WHAT THE TASK ASKS
Copy out every line in the entries below that includes "this".

Rows from a dataset of charts and code
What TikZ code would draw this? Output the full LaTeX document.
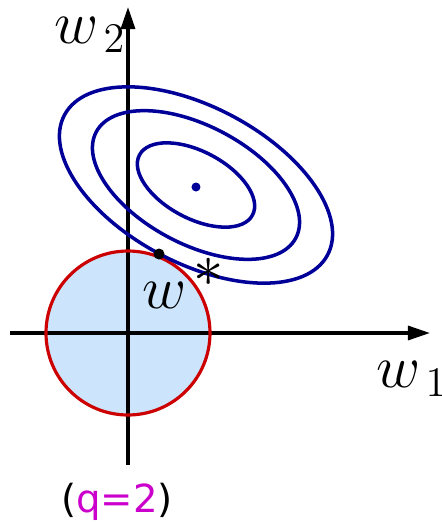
\documentclass[tikz,border=0pt]{standalone}
\usepackage{fontspec}
\newfontfamily\labelfont{DejaVu Sans}
\usetikzlibrary{arrows.meta}
\definecolor{ballfill}{RGB}{204,228,252}
\definecolor{ballred}{RGB}{204,0,0}
\definecolor{contour}{RGB}{0,0,153}
\definecolor{qcolor}{RGB}{204,0,204}
\begin{document}
\begin{tikzpicture}[>={Stealth[length=2.2mm,width=1.4mm,inset=0pt]}, x=1mm, y=1mm,
    axis/.style={line width=0.9pt},
    level/.style={draw=contour, line width=1pt, rotate around={-28:(6.8,14.8)}},
    wlabel/.style={font=\fontsize{18}{20}\selectfont, inner sep=0pt}]
\useasboundingbox (-12.8,-19.2) rectangle (31.3,33.3);
\coordinate (O) at (0,0);
\coordinate (xs) at (-11.8,0);
\coordinate (xe) at (30.2,0);
\coordinate (ys) at (0,-13.2);
\coordinate (ye) at (0,32.6);
\coordinate (m) at (6.8,14.6);
\coordinate (wstar) at (3.1,7.9);
% constraint region
\fill[ballfill] (O) circle(8.2);
\draw[axis,->] (xs)--(xe);
\draw[axis,->] (ys)--(ye);
\draw[ballred, line width=0.9pt] (O) circle(8.2);
% level sets
\draw[level] (6.8,14.8) ellipse[x radius=6.4, y radius=3.35];
\draw[level] (6.8,14.8) ellipse[x radius=11.3, y radius=5.9];
\draw[level] (6.8,14.8) ellipse[x radius=14.9, y radius=7.8];
\fill[contour] (m) circle(0.45);
\fill (wstar) circle(0.55);
\node[wlabel] (lw2) at (-3.8,29.8) {$w_{\,2}$};
\node[wlabel] (lw1) at (28.4,-4.6) {$w_{\,1}$};
\node[wlabel] (lws) at (5.6,5.0) {$w^{\,\textstyle *}$};
\node[font=\labelfont\fontsize{11}{13}\selectfont] (lq) at (-1.1,-16.9) {(\textcolor{qcolor}{q=2})};
\end{tikzpicture}
\end{document}
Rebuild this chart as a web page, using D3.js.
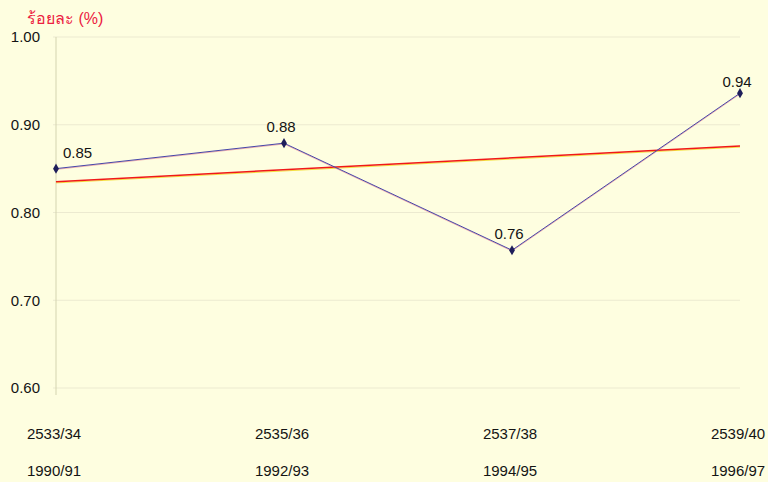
<!DOCTYPE html>
<html>
<head>
<meta charset="utf-8">
<script src="https://d3js.org/d3.v7.min.js"></script>
<style>
  body { margin: 0; background: #fefee0; }
  svg { display: block; font-family: "Liberation Sans", Arial, sans-serif; }
</style>
</head>
<body>
<script>
// data
var thaiYears = ["2533/34", "2535/36", "2537/38", "2539/40"];
var years = ["1990/91", "1992/93", "1994/95", "1996/97"];
var values = [0.850, 0.879, 0.757, 0.936];
var yTicks = [0.60, 0.70, 0.80, 0.90, 1.00];
var yTitle = "ร้อยละ (%)";

var width = 768, height = 482;

// set the ranges
var x = d3.scalePoint().domain(thaiYears).range([56, 740]);
var y = d3.scaleLinear().domain([0.6, 1.0]).range([388, 37]);

var svg = d3.select("body").append("svg")
    .attr("width", width)
    .attr("height", height);

svg.append("rect")
    .attr("width", width)
    .attr("height", height)
    .attr("fill", "#fefee0");

// gridlines
svg.append("g")
    .selectAll("line")
    .data(yTicks)
    .enter().append("line")
    .attr("x1", 53)
    .attr("x2", 740)
    .attr("y1", (d) => y(d))
    .attr("y2", (d) => y(d))
    .attr("stroke", "#ecead0")
    .attr("stroke-width", 1);

// y axis line
svg.append("line")
    .attr("x1", x(thaiYears[0]))
    .attr("x2", x(thaiYears[0]))
    .attr("y1", y(1.0))
    .attr("y2", 395)
    .attr("stroke", "#d4d4b0")
    .attr("stroke-width", 1);

// y tick labels
svg.append("g")
    .selectAll("text")
    .data(yTicks)
    .enter().append("text")
    .attr("x", 40)
    .attr("y", (d) => y(d))
    .attr("dy", "0.35em")
    .attr("text-anchor", "end")
    .attr("font-size", 15)
    .attr("fill", "#141414")
    .text((d) => d3.format(".2f")(d));

// y title
svg.append("text")
    .attr("x", 27)
    .attr("y", 24)
    .attr("font-size", 16)
    .attr("fill", "#ec2040")
    .text(yTitle);

// x labels, two rows
svg.append("g")
    .selectAll("text")
    .data(thaiYears)
    .enter().append("text")
    .attr("x", (d) => x(d) - 2)
    .attr("y", 439)
    .attr("text-anchor", "middle")
    .attr("font-size", 15)
    .attr("fill", "#141414")
    .text((d) => d);

svg.append("g")
    .selectAll("text")
    .data(years)
    .enter().append("text")
    .attr("x", (d, i) => x(thaiYears[i]) - 2)
    .attr("y", 476)
    .attr("text-anchor", "middle")
    .attr("font-size", 15)
    .attr("fill", "#141414")
    .text((d) => d);

// linear trend (least squares) of the series
var n = values.length;
var mx = d3.mean(values, (d, i) => i);
var my = d3.mean(values);
var slope = d3.sum(values, (d, i) => (i - mx) * (d - my)) / d3.sum(values, (d, i) => (i - mx) * (i - mx));
var trend = values.map((d, i) => my + slope * (i - mx));

var trendLine = d3.line()
    .x((d, i) => x(thaiYears[i === 0 ? 0 : n - 1]))
    .y((d) => y(d));

svg.append("path")
    .datum([trend[0], trend[n - 1]])
    .attr("fill", "none")
    .attr("stroke", "#f4e040")
    .attr("stroke-width", 1)
    .attr("transform", "translate(0,1.2)")
    .attr("d", trendLine);

svg.append("path")
    .datum([trend[0], trend[n - 1]])
    .attr("fill", "none")
    .attr("stroke", "#f01818")
    .attr("stroke-width", 1.5)
    .attr("d", trendLine);

// data line
var line = d3.line()
    .x((d, i) => x(thaiYears[i]))
    .y((d) => y(d));

svg.append("path")
    .datum(values)
    .attr("fill", "none")
    .attr("stroke", "#e06080")
    .attr("stroke-width", 1)
    .attr("opacity", 0.5)
    .attr("transform", "translate(0,0.8)")
    .attr("d", line);

svg.append("path")
    .datum(values)
    .attr("fill", "none")
    .attr("stroke", "#4646a8")
    .attr("stroke-width", 1)
    .attr("d", line);

// markers
svg.append("g")
    .selectAll("path")
    .data(values)
    .enter().append("path")
    .attr("transform", (d, i) => "translate(" + x(thaiYears[i]) + "," + y(d) + ")")
    .attr("d", d3.symbol().type(d3.symbolDiamond).size(30))
    .attr("fill", "#1e1e5a");

// value labels
svg.append("g")
    .selectAll("text")
    .data(values)
    .enter().append("text")
    .attr("x", (d, i) => i === 0 ? x(thaiYears[i]) + 7 : x(thaiYears[i]) - 3)
    .attr("y", (d, i) => y(d) - (i === n - 1 ? 6 : 11))
    .attr("text-anchor", (d, i) => i === 0 ? "start" : "middle")
    .attr("font-size", 15)
    .attr("fill", "#141414")
    .text((d) => d3.format(".2f")(d));
</script>
</body>
</html>
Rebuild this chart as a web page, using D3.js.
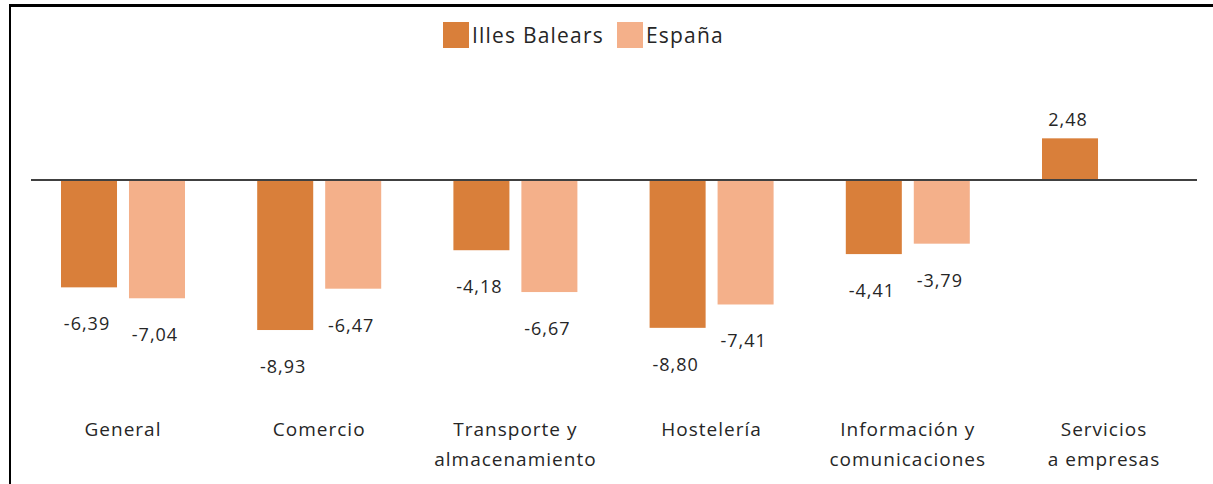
<!DOCTYPE html>
<html><head>
<meta charset="utf-8">
<script src="https://d3js.org/d3.v7.min.js"></script>
<style>
  body { margin: 0; background: #fff; }
  text { font-family: "Open Sans", sans-serif; fill: #262626; }
</style>
</head>
<body>
<div id="chart"></div>
<script>
// data
const categories = ["General", "Comercio", "Transporte y\nalmacenamiento", "Hostelería",
                    "Información y\ncomunicaciones", "Servicios\na empresas"];
const seriesNames = ["Illes Balears", "España"];
const illesBalears = [-6.39, -8.93, -4.18, -8.80, -4.41, 2.48];
const espana = [-7.04, -6.47, -6.67, -7.41, -3.79, null];
const colors = ["#d97f3a", "#f4b08a"];

const width = 1213, height = 484;

let svg = d3.select("#chart").append("svg")
    .attr("width", width)
    .attr("height", height);

// frame (only top and left edges show in the crop)
svg.append("line").attr("x1", 9).attr("x2", width).attr("y1", 5.5).attr("y2", 5.5)
    .attr("stroke", "#000").attr("stroke-width", 3);
svg.append("line").attr("x1", 10).attr("x2", 10).attr("y1", 4).attr("y2", height)
    .attr("stroke", "#000").attr("stroke-width", 2);

// scales
let x0 = d3.scaleBand()
    .domain(categories)
    .range([61, 1166])
    .paddingInner(0.368)
    .paddingOuter(0);

let x1 = d3.scaleBand()
    .domain(seriesNames)
    .range([0, x0.bandwidth()])
    .paddingInner(0.176);

let y = d3.scaleLinear()
    .domain([-10, 5])
    .range([348, 96]);

const color = d3.scaleOrdinal().domain(seriesNames).range(colors);

// flatten into rows
let rows = [];
categories.forEach((c, i) => {
    rows.push({cat: c, series: seriesNames[0], value: illesBalears[i]});
    if (espana[i] !== null) rows.push({cat: c, series: seriesNames[1], value: espana[i]});
});

let bars = svg.append("g").attr("id", "bars");
bars.selectAll("rect")
    .data(rows)
    .enter().append("rect")
    .attr("x", d => x0(d.cat) + x1(d.series))
    .attr("width", x1.bandwidth())
    .attr("y", d => y(Math.max(0, d.value)))
    .attr("height", d => Math.abs(y(d.value) - y(0)))
    .attr("fill", d => color(d.series));

// zero line
svg.append("line")
    .attr("x1", 31).attr("x2", 1197)
    .attr("y1", y(0)).attr("y2", y(0))
    .attr("stroke", "#404040")
    .attr("stroke-width", 2);

// value labels
const fmt = v => v.toFixed(2).replace(".", ",");
svg.append("g").attr("id", "labels")
    .selectAll("text")
    .data(rows)
    .enter().append("text")
    .attr("x", d => x0(d.cat) + x1(d.series) + x1.bandwidth() / 2 - 2)
    .attr("y", d => d.value < 0 ? y(d.value) + 43 : y(d.value) - 12)
    .attr("text-anchor", "middle")
    .style("font-size", "18px")
    .style("letter-spacing", "1px")
    .text(d => fmt(d.value));

// category labels
let catLabels = svg.append("g").attr("id", "categories")
    .selectAll("text")
    .data(categories)
    .enter().append("text")
    .attr("x", d => x0(d) + x0.bandwidth() / 2)
    .attr("y", 436)
    .attr("text-anchor", "middle")
    .style("font-size", "19px")
    .style("letter-spacing", "1px");
catLabels.selectAll("tspan")
    .data(d => d.split("\n"))
    .enter().append("tspan")
    .attr("x", function() { return d3.select(this.parentNode).attr("x"); })
    .attr("dy", (d, i) => i === 0 ? 0 : 30)
    .text(d => d);

// legend
const legendX = [443, 617];
let legend = svg.append("g").attr("id", "legend");
seriesNames.forEach((s, i) => {
    legend.append("rect")
        .attr("x", legendX[i]).attr("y", 22)
        .attr("width", 26).attr("height", 26)
        .attr("fill", color(s));
    legend.append("text")
        .attr("x", legendX[i] + 29).attr("y", 43)
        .style("font-size", "21px")
        .style("letter-spacing", "1.2px")
        .text(s);
});
</script>
</body></html>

OUTPUT BELOW
What TikZ code would draw this? Output the full LaTeX document.
Rebuild this chart as a web page, using D3.js.
Rebuild this chart as a web page, using D3.js.
    .attr("x", function() { return d3.select(this.parentNode).attr("x"); })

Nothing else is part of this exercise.